Can passive leg raise predict the response to fluid resuscitation in ED?
Objective: Passive leg raise (PLR) can be used as a reversible preload challenge to stratify patients according to preload response. We aim to evaluate the accuracy of PLR, monitored by a non-invasive cardiac output monitor in predicting to response to fluid resuscitation in emergency department (ED).
Methods: We recruited adult patients planned to receive a resuscitation fluid bolus. Patients were monitored using a thoracic electrical bioimpedance (TEB) cardiac output monitor (Niccomo, Medis, Germany). A 3-min PLR was carried out before and after fluid infusion. Stroke volume changes (ΔSV) were calculated and a positive response was defined as ≥ 15% increase.

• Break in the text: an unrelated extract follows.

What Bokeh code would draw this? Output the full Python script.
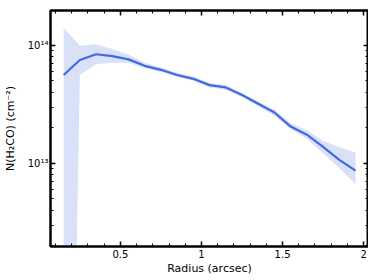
from bokeh.plotting import figure
from bokeh.models import LinearAxis, LogAxis, CustomJSTickFormatter, Range1d, FixedTicker
from bokeh.embed import file_html
from bokeh.resources import INLINE

radius = [0.15, 0.25, 0.35, 0.45, 0.55, 0.65, 0.75, 0.85, 0.95, 1.05,
          1.15, 1.25, 1.35, 1.45, 1.55, 1.65, 1.75, 1.85, 1.95]
n_h2co = [5.6e13, 7.5e13, 8.4e13, 8.1e13, 7.6e13, 6.7e13, 6.2e13, 5.6e13, 5.2e13, 4.6e13,
          4.4e13, 3.8e13, 3.2e13, 2.7e13, 2.05e13, 1.75e13, 1.38e13, 1.07e13, 8.7e12]
n_upper = [1.4e14, 9.9e13, 1.02e14, 9.3e13, 8.3e13, 7.1e13, 6.5e13, 5.85e13, 5.45e13, 4.8e13,
           4.6e13, 3.95e13, 3.35e13, 2.85e13, 2.2e13, 1.92e13, 1.55e13, 1.38e13, 1.23e13]
n_lower = [1.5e6, 5.6e13, 6.9e13, 7.1e13, 7.1e13, 6.4e13, 5.95e13, 5.4e13, 5.0e13, 4.4e13,
           4.2e13, 3.65e13, 3.05e13, 2.55e13, 1.95e13, 1.62e13, 1.22e13, 9.1e12, 6.7e12]

x_major = [0.5, 1.0, 1.5, 2.0]
x_minor = [0.1, 0.2, 0.3, 0.4, 0.6, 0.7, 0.8, 0.9, 1.1, 1.2, 1.3, 1.4, 1.6, 1.7, 1.8, 1.9]
y_major = [1e12, 1e13, 1e14]
y_minor = [k * d for d in (1e12, 1e13, 1e14) for k in range(2, 10)]

FONT = "DejaVu Sans"
COLOR = "#4169e1"

p = figure(width=368, height=277, y_axis_type="log",
           x_range=Range1d(0.069, 2.03), y_range=Range1d(1.98e12, 1.97e14),
           output_backend="svg", toolbar_location=None,
           min_border_left=49, min_border_right=0, min_border_top=10, min_border_bottom=0)

p.varea(x=radius, y1=n_lower, y2=n_upper, fill_color=COLOR, fill_alpha=0.2)
p.line(x=radius, y=n_h2co, line_color=COLOR, line_width=2.2)

p.grid.visible = False
p.outline_line_color = "black"
p.outline_line_width = 2

sup_code = """
const e = Math.round(Math.log10(tick));
const sup = {'0':'\u2070','1':'\u00b9','2':'\u00b2','3':'\u00b3','4':'\u2074','5':'\u2075','6':'\u2076','7':'\u2077','8':'\u2078','9':'\u2079','-':'\u207b'};
return '10' + String(e).split('').map(c => sup[c]).join('');
"""

xt = FixedTicker(ticks=x_major, minor_ticks=x_minor)
yt = FixedTicker(ticks=y_major, minor_ticks=y_minor)
blank = CustomJSTickFormatter(code="return '';")

def style(ax, labels=True):
    ax.axis_line_width = 2
    ax.axis_line_color = "black"
    ax.major_tick_in = 5
    ax.major_tick_out = 0
    ax.minor_tick_in = 3
    ax.minor_tick_out = 0
    ax.major_tick_line_width = 1.5
    ax.minor_tick_line_width = 1
    ax.major_label_text_font = FONT
    ax.major_label_text_font_size = "10px"
    ax.major_label_text_color = "black"
    ax.axis_label_text_font = FONT
    ax.axis_label_text_font_size = "11px"
    ax.axis_label_text_font_style = "normal"
    ax.axis_label_text_color = "black"
    if not labels:
        ax.formatter = blank
        ax.major_label_standoff = 0

xa = p.xaxis[0]
xa.ticker = xt
xa.axis_label = "Radius (arcsec)"
xa.axis_label_standoff = 1
xa.major_label_standoff = 3
style(xa)

ya = p.yaxis[0]
ya.ticker = yt
ya.formatter = CustomJSTickFormatter(code=sup_code)
ya.axis_label = "N(H\u2082CO) (cm\u207b\u00b2)"
ya.axis_label_standoff = 8
ya.major_label_standoff = 2
style(ya)

top = LinearAxis(ticker=xt)
style(top, labels=False)
p.add_layout(top, "above")

right = LogAxis(ticker=yt)
style(right, labels=False)
p.add_layout(right, "right")

open("out.html", "w").write(file_html(p, INLINE))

Results: We recruited 39 patients, of which 37 were included into the analysis. The median age was 63 (50–77) years and 19 patients were females. 17 patients (46%) were fluid responders compared to 11 (30%) with positive response to PLR1. ΔSV with PLR1 and fluid bolus showed moderate correlation (r = 0.47, 95% confidence interval, CI 0.17–0.69) and 62% concordance rate. For the prediction of the response to a fluid bolus the PLR test had a sensitivity of 41% (95% CI 22–64) and specificity of 80% (95% CI 58–92) with an area under the curve of 0.59 (95% CI 0.41–0.78). None of the standard parameters showed a better predictive ability compared to PLR.

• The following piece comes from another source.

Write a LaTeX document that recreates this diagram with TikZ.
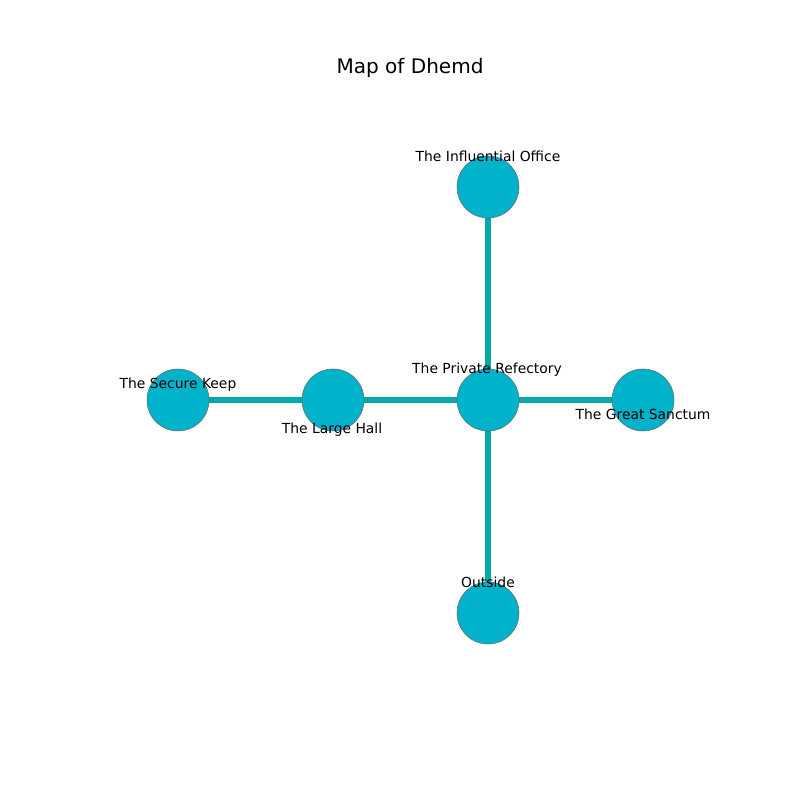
\documentclass[tikz,border=0pt]{standalone}
\usepackage{fontspec}
\setmainfont{DejaVu Sans}
\usetikzlibrary{backgrounds}
\definecolor{roomfill}{RGB}{0,179,203}
\definecolor{roomedge}{RGB}{0,169,170}
\tikzset{
	room/.style={circle, fill=roomfill, draw=gray!80!black, line width=0.3pt, minimum size=1.24cm, inner sep=0pt},
	passage/.style={draw=roomedge, line width=2.9pt},
	roomname/.style={font=\fontsize{7.9}{9}\selectfont, inner sep=0pt}
}
\begin{document}
\begin{tikzpicture}
				\useasboundingbox (0,0) rectangle (16,16);
				
				\node (title) at (8.2, 14.64) {\fontsize{11.4}{13}\selectfont Map of Dhemd};
				
				\node[room] (office) at (9.76, 12.26) {};
				\node[room] (refectory) at (9.76, 8) {};
				\node[room] (keep) at (3.56, 8) {};
				\node[room] (hall) at (6.66, 8) {};
				\node[room] (sanctum) at (12.86, 8) {};
				\node[room] (outside) at (9.76, 3.74) {};
				
				\begin{scope}[on background layer]
				\draw[passage] (keep.center) -- (hall.center);
				\draw[passage] (hall.center) -- (refectory.center);
				\draw[passage] (refectory.center) -- (sanctum.center);
				\draw[passage] (refectory.center) -- (office.center);
				\draw[passage] (refectory.center) -- (outside.center);
				\end{scope}
				
				\node[roomname] (officename) at (9.76, 12.87) {The Influential Office};
				\node[roomname] (refectoryname) at (9.74, 8.61) {The Private Refectory};
				\node[roomname] (keepname) at (3.56, 8.31) {The Secure Keep};
				\node[roomname] (hallname) at (6.64, 7.41) {The Large Hall};
				\node[roomname] (sanctumname) at (12.86, 7.71) {The Great Sanctum};
				\node[roomname] (outsidename) at (9.76, 4.35) {Outside};
\end{tikzpicture}
\end{document}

Conclusion: Using TEB, ΔSV with PLR showed a moderate correlation with fluid bolus, with a limited accuracy to predict fluid responsiveness. The PLR test was a better predictor of fluid responsiveness than the parameters commonly used in emergency care (such as heart rate and blood pressure). These data suggest the potential for a clinical trial in sepsis comparing TEB monitored, PLR directed fluid management with standard care.